Nearly 70% of the overall no/low-alcohol growth between 2022 and 2026 is expected to be in the no-alcohol beer/cider category. The majority of this will come from the US and Japan, whereas no-alcohol wine growth is expected to be more fragmented, but positive, across markets. No-alcohol spirits will also see some dynamic growth.
Low-alcohol is expected to grow at a 2% volume CAGR in 2022–26, driven by the low-alcohol beer and wine categories. The dominant driver of low-alcohol wine is the US.
Consumer base
Millennials are consuming the most no/low alcohol beverages.
It is common for consumers to switch between alcohol and no/low, with 78% of no/low consumers saying they also drink full-strength alcohol; of which 41% are classified as ‘substituters’ who choose no/low products when avoiding alcohol on certain occasions.
The ‘abstainers’ group, who refrain from alcohol altogether, account for 18% of no/low consumers. This number is rising in nine out of 10 markets, with younger legal drinking age consumers at the fore.
Newer recruits to no/low are increasing their frequency of consumption as the products permeate a wider variety of occasions, such as low-key social settings, no-alcohol alone or unwinding with a partner at home.
With people motivated to drink no/low by lifestyle, rather than necessity, growth is now being driven both by recruitment of new consumers and by greater participation. Daytime consumption of both no- and low-alcohol has increased, signalling potential for the category to expand beyond alcohol-replacement occasions.
“This pattern of avoiding alcohol on certain occasions or altogether is driving no- over low-alcohol growth,” Goldspink said. “Pair this with the rise of functional beverages — often containing ‘mood-enhancing’ adaptogens or nootropics — and the result is a strong outlook for no-alcohol.”
Key challenges
The biggest challenge in the no/low category is one of availability. No/low products lack visibility in mainstream trade and there is often confusion about where they should be displayed among retailers, whether it be with soft drinks or on their own. In both channels, the choice of products is often limited.

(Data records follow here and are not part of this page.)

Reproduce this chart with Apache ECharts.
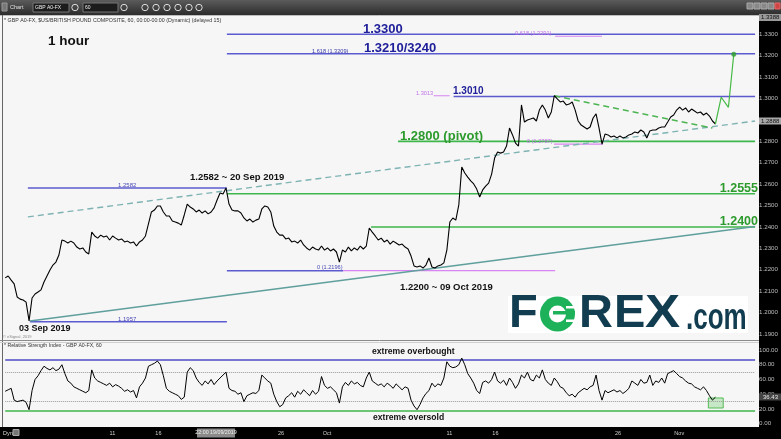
<!DOCTYPE html>
<html><head><meta charset="utf-8">
<script src="https://cdn.jsdelivr.net/npm/echarts@6/dist/echarts.min.js"></script>
<style>html,body{margin:0;padding:0;background:#f6f6f6;overflow:hidden}#c{width:781px;height:439px}</style>
</head><body><div id="c"></div>
<script>
// ---- time: trading-day index (0 = Mon 02 Sep 2019), one sample every STEP days
const STEP = 0.1948;
// ---- GBP/USD hourly close (sampled)
const priceClose = [
1.2162,1.2171,1.2152,1.2134,1.2073,1.2063,1.2059,1.2049,1.1961,1.2068,
1.2087,1.2096,1.2106,1.2143,1.2171,1.2199,1.2222,1.2236,1.2269,1.2339,
1.2334,1.2325,1.2334,1.2325,1.2306,1.2297,1.2302,1.2283,1.2274,1.2376,
1.2358,1.2348,1.2362,1.2353,1.2358,1.2339,1.2358,1.2348,1.2339,1.2344,
1.2330,1.2334,1.2325,1.2330,1.2311,1.2330,1.2339,1.2358,1.2414,1.2470,
1.2479,1.2498,1.2498,1.2470,1.2451,1.2451,1.2428,1.2423,1.2418,1.2409,
1.2456,1.2507,1.2493,1.2484,1.2470,1.2479,1.2465,1.2475,1.2461,1.2470,
1.2489,1.2526,1.2559,1.2554,1.2582,1.2507,1.2479,1.2475,1.2475,1.2465,
1.2442,1.2428,1.2437,1.2423,1.2432,1.2437,1.2484,1.2498,1.2493,1.2470,
1.2404,1.2376,1.2362,1.2362,1.2344,1.2348,1.2330,1.2334,1.2325,1.2339,
1.2316,1.2302,1.2292,1.2306,1.2297,1.2292,1.2311,1.2292,1.2302,1.2288,
1.2297,1.2283,1.2236,1.2292,1.2283,1.2306,1.2288,1.2302,1.2292,1.2311,
1.2297,1.2311,1.2395,1.2376,1.2358,1.2339,1.2348,1.2330,1.2339,1.2320,
1.2334,1.2325,1.2316,1.2320,1.2306,1.2297,1.2264,1.2218,1.2213,1.2218,
1.2208,1.2222,1.2255,1.2213,1.2208,1.2218,1.2222,1.2232,1.2292,1.2423,
1.2442,1.2432,1.2503,1.2680,1.2652,1.2633,1.2615,1.2601,1.2577,1.2540,
1.2573,1.2591,1.2605,1.2647,1.2722,1.2750,1.2745,1.2750,1.2778,1.2862,
1.2830,1.2792,1.2778,1.2970,1.2890,1.2900,1.2904,1.2909,1.2895,1.2946,
1.2970,1.2946,1.2909,1.2937,1.3013,1.2998,1.2984,1.2988,1.2970,1.2974,
1.2984,1.2946,1.2895,1.2876,1.2867,1.2858,1.2867,1.2909,1.2928,1.2862,
1.2787,1.2834,1.2830,1.2820,1.2825,1.2816,1.2825,1.2816,1.2820,1.2830,
1.2834,1.2844,1.2839,1.2853,1.2844,1.2816,1.2848,1.2853,1.2853,1.2862,
1.2867,1.2867,1.2890,1.2914,1.2923,1.2946,1.2960,1.2946,1.2956,1.2937,
1.2951,1.2942,1.2932,1.2937,1.2923,1.2932,1.2918,1.2895,1.2881];
// ---- RSI(14), same sampling
const rsiValues = [
44,46,48,32,30,31,32,29,19,45,
60,65,72,78,75,73,76,72,74,80,
68,58,55,50,48,46,44,42,45,73,
62,58,56,54,52,55,50,53,51,48,
44,46,43,45,35,50,55,62,78,80,
82,85,80,65,48,44,42,40,38,33,
36,70,76,72,62,56,52,58,54,60,
53,58,62,66,70,48,45,44,40,42,
30,38,40,42,41,45,66,62,58,55,
40,30,23,26,35,38,42,36,44,40,
46,42,38,45,40,44,64,52,48,50,
46,42,28,50,56,52,58,54,56,52,
50,62,70,58,55,52,54,50,55,52,
48,54,50,46,50,48,32,24,19,26,
35,41,45,55,50,54,52,62,84,78,
76,77,80,89,80,68,62,55,45,41,
56,58,55,60,70,58,55,59,52,62,
56,48,54,66,62,70,60,58,66,62,
73,60,55,52,62,57,50,48,42,38,
40,36,42,45,48,46,50,52,66,45,
32,45,42,44,46,43,45,41,44,48,
58,55,52,60,55,56,66,52,58,56,
62,55,68,70,72,68,64,62,58,55,
54,50,48,46,50,45,38,32,36];
// ---- x tick labels (trading-day index)
const xTickPos = [7, 10, 18, 21, 29, 32, 40, 44];
const xTickLabels = ['11', '16', '26', 'Oct', '11', '16', '26', 'Nov'];
const xMax = 48.95;
// ---- horizontal levels [price, fromDay, toDay]
const blueLevels = [[1.3300,14.47,xMax],[1.3209,14.47,xMax],[1.3010,29.27,xMax],[1.2582,1.48,14.47],[1.2196,14.47,22.06],[1.1957,1.61,14.47]];
const greenLevels = [[1.2800,25.64,xMax],[1.2555,14.47,xMax],[1.2400,23.88,xMax]];
const fibLevels = [[1.3291,35.9,38.95],[1.3013,27.97,29.01],[1.2787,35.83,39.01],[1.2196,22.06,35.9]];
// ---- trend lines [day, price]
const upperChannel = [[1.48,1.2447],[xMax,1.2895]];
const lowerChannel = [[1.61,1.1961],[xMax,1.2402]];
const fallingLine = [[35.84,1.3013],[46.16,1.2862]];
const projDays = [46.36,46.74,47.21,47.56];
const projPrice = [1.2881,1.3006,1.2959,1.3207];
// ---- RSI levels
const rsiOverbought = 86.5, rsiOversold = 17.3, rsiUpper = 70, rsiLower = 30;
const rsiLast = '36.43';

const FF = '"Liberation Sans", Arial, sans-serif';
const chart = echarts.init(document.getElementById('c'));
const series = [];
function seg(pts, color, width, type, z) {
  series.push({type:'line', xAxisIndex:0, yAxisIndex:0, data:pts, symbol:'none', silent:true, z:z||3,
    lineStyle:{color:color, width:width, type:type||'solid'}, animation:false});
}
blueLevels.forEach(l => seg([[l[1],l[0]],[l[2],l[0]]], '#5b5bcf', 1.5));
greenLevels.forEach(l => seg([[l[1],l[0]],[l[2],l[0]]], '#3fb64b', 1.6));
fibLevels.forEach(l => seg([[l[1],l[0]],[l[2],l[0]]], '#d884f2', 1.2));
seg(upperChannel, '#7fb3b3', 1.4, [6,4]);
seg(lowerChannel, '#5f9f9c', 1.4);
seg(fallingLine, '#4cb552', 1.4, [6,4]);
series.push({type:'line', xAxisIndex:0, yAxisIndex:0, data: priceClose.map((v,i)=>[i*STEP, v]),
  symbol:'none', lineStyle:{color:'#000', width:1.1}, z:6, animation:false});
series.push({type:'line', xAxisIndex:0, yAxisIndex:0, data: projDays.map((d,i)=>[d, projPrice[i]]),
  symbol:'none', lineStyle:{color:'#46b946', width:1.2}, z:7, animation:false});
series.push({type:'scatter', xAxisIndex:0, yAxisIndex:0, data:[[projDays[3], projPrice[3]]],
  symbolSize:5, itemStyle:{color:'#2e9e2e'}, z:8, animation:false});
series.push({type:'line', xAxisIndex:1, yAxisIndex:1, data: rsiValues.map((v,i)=>[i*STEP, v]),
  symbol:'none', lineStyle:{color:'#000', width:1}, z:6, animation:false,
  markLine:{silent:true, symbol:'none', label:{show:false}, animation:false, data:[
    {yAxis:rsiOverbought, lineStyle:{color:'#4d4dc4', width:1.6, type:'solid'}},
    {yAxis:rsiOversold, lineStyle:{color:'#3fb64b', width:1.6, type:'solid'}},
    {yAxis:rsiUpper, lineStyle:{color:'#9a9a9a', width:1, type:'dotted'}},
    {yAxis:rsiLower, lineStyle:{color:'#9a9a9a', width:1, type:'dotted'}}]},
  markArea:{silent:true, itemStyle:{color:'rgba(110,205,110,0.35)', borderColor:'#55bb55', borderWidth:1},
    data:[[{xAxis:45.9, yAxis:21.3},{xAxis:46.87, yAxis:34.9}]]}
});

const axisLab = {fontSize:6.2, color:'#bdbdbd', fontFamily:FF, margin:4};
chart.setOption({
  backgroundColor:'#f6f6f6', animation:false,
  grid:[{left:5.2, right:22, top:12.9, bottom:83.6}, {left:5.2, right:22, top:350, bottom:15.3}],
  xAxis:[{gridIndex:0, type:'value', min:0, max:xMax, show:false},
         {gridIndex:1, type:'value', min:0, max:xMax, show:false}],
  yAxis:[{gridIndex:0, type:'value', position:'right', min:1.18, max:1.34, interval:0.01, z:20,
          axisLine:{show:false}, axisTick:{show:false}, splitLine:{show:false},
          axisLabel:Object.assign({}, axisLab, {formatter:v => (v<1.185||v>1.335) ? '' : v.toFixed(4)})},
         {gridIndex:1, type:'value', position:'right', min:0, max:100, interval:20, z:20,
          axisLine:{show:false}, axisTick:{show:false}, splitLine:{show:false},
          axisLabel:Object.assign({}, axisLab, {formatter:v => v.toFixed(2)})}],
  series: series
});

function T(text, x, y, size, color, bold, align, extra) {
  return Object.assign({type:'text', x:x, y:y, z:50, silent:true, style:{text:text, fill:color,
    font:(bold?'bold ':'')+size+'px '+FF, align:align||'left', verticalAlign:'middle'}}, extra||{});
}
function R(x,y,w,h,fill,stroke,z){return {type:'rect', z:z||1, silent:true, shape:{x:x,y:y,width:w,height:h}, style:{fill:fill, stroke:stroke||null, lineWidth:1}};}
function L(x1,y1,x2,y2,stroke,w,z){return {type:'line', z:z||2, silent:true, shape:{x1:x1,y1:y1,x2:x2,y2:y2}, style:{stroke:stroke, lineWidth:w||1}};}

const G = [];
// toolbar
G.push(Object.assign(R(0,0,781,15,new echarts.graphic.LinearGradient(0,0,0,1,[{offset:0,color:'#5b5b5b'},{offset:1,color:'#2c2c2c'}])),{z:10}));
G.push(Object.assign(R(2,3,5,8,'#777','#999'),{z:11}));
G.push(T('Chart',10,7.5,5.5,'#e0e0e0',false));
G.push(Object.assign(R(33,3,36,9,'#1c1c1c','#777'),{z:11}));
G.push(T('GBP A0-FX',35,7.5,5,'#f0f0f0',false));
G.push(Object.assign(R(83,3,35,9,'#1c1c1c','#777'),{z:11}));
G.push(T('60',85,7.5,5,'#f0f0f0',false));
[75,124,145,156,167,178,189,199].forEach(cx=>G.push({type:'circle',z:11,silent:true,shape:{cx:cx,cy:7.5,r:3.2},style:{fill:'none',stroke:'#ddd',lineWidth:1}}));
[747,754,761,768].forEach(cx=>G.push(Object.assign(R(cx,3,6,6,'#888','#aaa'),{z:11})));
G.push(Object.assign(R(775,3,5,6,'#c44','#e66'),{z:11}));
// right axis band and bottom band
G.push(R(759,15,22,424,'#000',null,1));
G.push(R(0,427,781,12,'#000',null,1));
// borders
G.push(L(0,15.5,759,15.5,'#bdbdbd',1));
G.push(L(2.5,15,2.5,427,'#666',1));
G.push(L(0,340.5,759,340.5,'#8a8a8a',1));
G.push(L(0,342.5,759,342.5,'#cfcfcf',1));
// header texts
G.push(T('* GBP A0-FX, $US/BRITISH POUND COMPOSITE, 60, 00:00-00:00 (Dynamic) (delayed 15)',4,21,5.3,'#333',false));
G.push(T('1 hour',48,41,13.5,'#111',true));
// level annotations
G.push(T('1.3300',363,29,13,'#20209a',true));
G.push(T('1.3210/3240',364,48.5,13,'#20209a',true));
G.push(T('1.618 (1.3209)',312,51,5.6,'#3a3aa8',false));
G.push(T('0.618 (1.3291)',515,33.5,5.6,'#c070e8',false));
G.push(T('1.3013',416,93.5,5.6,'#c070e8',false));
G.push(T('1.3010',453,91.5,10,'#20209a',true));
G.push(T('1.2800 (pivot)',400,136,13,'#2c9a2c',true));
G.push(T('0 (1.2787)',527,141,5.6,'#c070e8',false));
G.push(T('1.2555',758,188.5,12.5,'#2c9a2c',true,'right'));
G.push(T('1.2400',758,221.5,12.5,'#2c9a2c',true,'right'));
G.push(T('1.2582',118,185,6,'#4a4ab8',false));
G.push(T('1.2582 ~ 20 Sep 2019',190,177,9.5,'#111',true));
G.push(T('0 (1.2196)',317,267,5.6,'#4a4ab8',false));
G.push(T('1.2200 ~ 09 Oct 2019',400,287.5,9.5,'#111',true));
G.push(T('1.1957',118,319,6,'#4a4ab8',false));
G.push(T('03 Sep 2019',19,328.5,9,'#111',true));
G.push(T('\u00a9 eSignal, 2019',3,336.5,4,'#888',false));
G.push(T('* Relative Strength Index - GBP A0-FX, 60',4,345.5,5.2,'#333',false));
G.push(T('extreme overbought',372,351.5,8.6,'#111',true));
G.push(T('extreme oversold',373,418,8.6,'#111',true));
// logo
G.push(R(508,296,240,37,'#ffffff',null,40));
const LOGO='#123c4f';
G.push(Object.assign(T('F',509,314,47,LOGO,true),{z:45}));
G.push({type:'circle',z:45,silent:true,shape:{cx:557.5,cy:314,r:17.5},style:{fill:'#1db25a'}});
G.push({type:'circle',z:46,silent:true,shape:{cx:557.5,cy:314,r:8.5},style:{fill:'#ffffff'}});
G.push(R(553,311,22,3.5,'#1db25a',null,47));
G.push(R(566,306,10,2.5,'#ffffff',null,47));
G.push(R(566,319.5,10,2.5,'#ffffff',null,47));
G.push(Object.assign(T('R',579,314,47,LOGO,true),{z:45}));
G.push(Object.assign(T('E',614,314,47,LOGO,true),{z:45}));
G.push(Object.assign(T('X',645,314,47,LOGO,true,'left',{scaleX:1.12}),{z:45}));
G.push(Object.assign(T('.com',686,319,26,LOGO,true),{z:45, scaleY:1.4, originX:0, originY:0}));
// axis value boxes
G.push(R(759,14,22,7,'#9a9a9a',null,30));
G.push(Object.assign(T('1.3388',761,17.5,6,'#111',false),{z:51}));
G.push(R(759,117.5,22,7,'#a8a8a8',null,30));
G.push(Object.assign(T('1.2888',761,121,6,'#111',false),{z:51}));
G.push(R(759,393.5,22,7,'#444',null,30));
G.push(Object.assign(T(rsiLast,763,397,6,'#e8e8e8',false),{z:51}));
// bottom date axis
G.push(T('Dyn',3,433,5.5,'#ddd',false));
G.push(R(13,429.5,6,6,'#777','#aaa',30));
xTickPos.forEach((p,i)=>{
  const px = chart.convertToPixel({xAxisIndex:1}, p);
  G.push(T(xTickLabels[i], px, 433, 5.5, '#d0d0d0', false, 'center'));
});
const hx = chart.convertToPixel({xAxisIndex:1}, 13.76);
G.push(R(hx-19,428.5,38,9,'#8a8a8a',null,30));
G.push(T('22:00 19/09/2019', hx, 433, 5.3, '#f0f0f0', false, 'center'));

chart.setOption({graphic:{elements:G}});
</script></body></html>
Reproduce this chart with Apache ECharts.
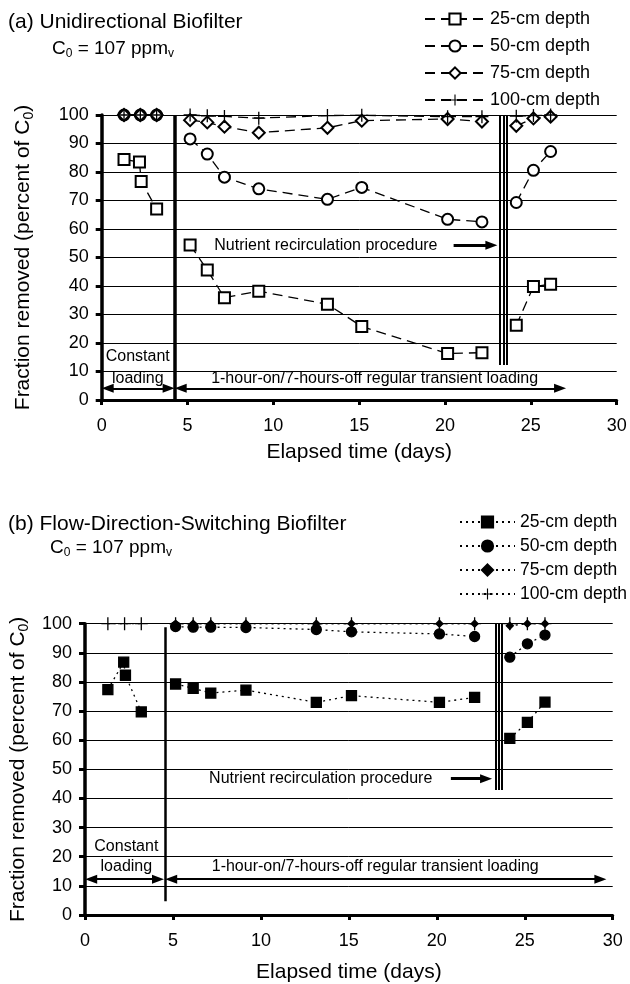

Cost has become less of a barrier for the category, dropping from 14% in 2021 to 7% in 2022. Despite the cost-of-living crisis, cost as a barrier to purchase currently remains unchanged among those who do consume no/low drinks. Where no/low is established, prices are similar to equivalent full-strength alcohol categories.
Product innovation
While many approaches so far involve modification of alcohol by volume, some no/low producers are focusing on innovation in packaging, functional benefits and flavour to allow brands to keep consumers within their portfolios.
Examples of these include sliding ABV scales and multipacks, the use of botanicals to create more intense flavour and the introduction of spirit alternatives across a wider range of categories, such as aperitifs, dark spirits and agave.
Some product messaging has shifted from the absence of alcohol to flavour and other functional benefits such as added nootropics, vitamins and adaptogens. Some mixer brands are also broadening their range to offer products that can be enjoyed without a spirit or spirit alternative.